Il Consiglio Direttivo della Camera Penale di Parma sul 41 bis o.p.
Interveniamo nel dibattito pubblico sul 41 bis dell’Ordinamento Penitenziario dopo aver letto l’editoriale a firma di Pino Agnetti apparso sulla Gazzetta di Parma di mercoledì 8 febbraio scorso. Concordiamo con il giornalista che sull’argomento “molti parlano e straparlano senza neppure sapere cos’è “.
È bene ricordare che il regime differenziato era stato introdotto, in un determinato momento storico, solo per prevenire il collegamento con l’esterno di detenuti ritenuti facenti parte di consorterie criminali organizzate e a tal fine sono state predisposte restrizioni esclusivamente finalizzate ad impedire le relazioni con l’esterno e dirette a rescindere i legami criminali.
Tale regime differenziato si è invece trasformato nel tempo in quello che oggi chiamiamo “carcere duro” perché caratterizzato da un sistema di privazioni, divieti e imposizioni che violano, a vario titolo, alcuni principi fondamentali della nostra costituzione.
Come ben espresso da altri prima di noi, ogni limitazione degli spazi di vita, socializzazione ed espressione della persona reclusa costituisce una forma illegale di pena perché introduce la sofferenza come pena addizionale e, pur avendo lo Stato il diritto di differenziare i regimi detentivi in ragione della gravità dei reati commessi e dell’accertata pericolosità del detenuto ha, in ogni caso, il dovere di garantire l’osservanza dei precetti costituzionali.
Come sarebbe messa in pericolo la sicurezza dello Stato permettendo a quei detenuti di poter, pur con la dovuta sorveglianza, incontrare i propri familiari?

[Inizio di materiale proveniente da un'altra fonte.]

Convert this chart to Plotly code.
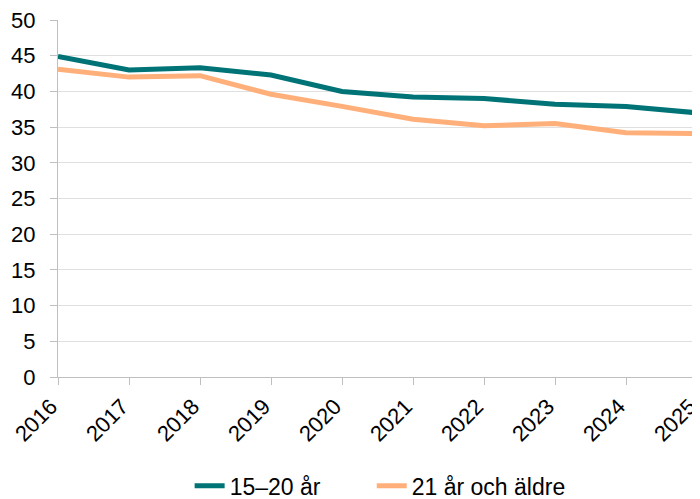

A quale rischio si andrebbe incontro permettendo loro di appendere quadri ai muri o di mantenere rapporti culturali? O ancora, a quale pericolo potrebbe andare incontro la sicurezza dello Stato nel consentire a queste persone di respirare più di due ore di aria al giorno, se solo si pone mente al fatto che il detenuto trascorre il resto della giornata in totale isolamento?
La Camera Penale di Parma si occupa da oltre 20 anni di difendere i diritti e non i reati e per questo, con forza, ribadisce che il regime del cd. 41 bis, come declinato nell’attuale contesto storico – politico – culturale, viola l’art. 3 della Convenzione dei Diritti dell’Uomo secondo cui nessuno può essere sottoposto a tortura né a pene o trattamenti disumani o degradanti.
La domanda da porsi è se lo Stato possa abdicare alla propria Costituzione sancendo che questi uomini non hanno diritti e che la pena per loro ha una sola funzione: quella vendicativa.
La verità è che un “Paese autenticamente libero e democratico” che umilia la dignità del detenuto mina alla base la sua stessa credibilità di garanzia costituzionale.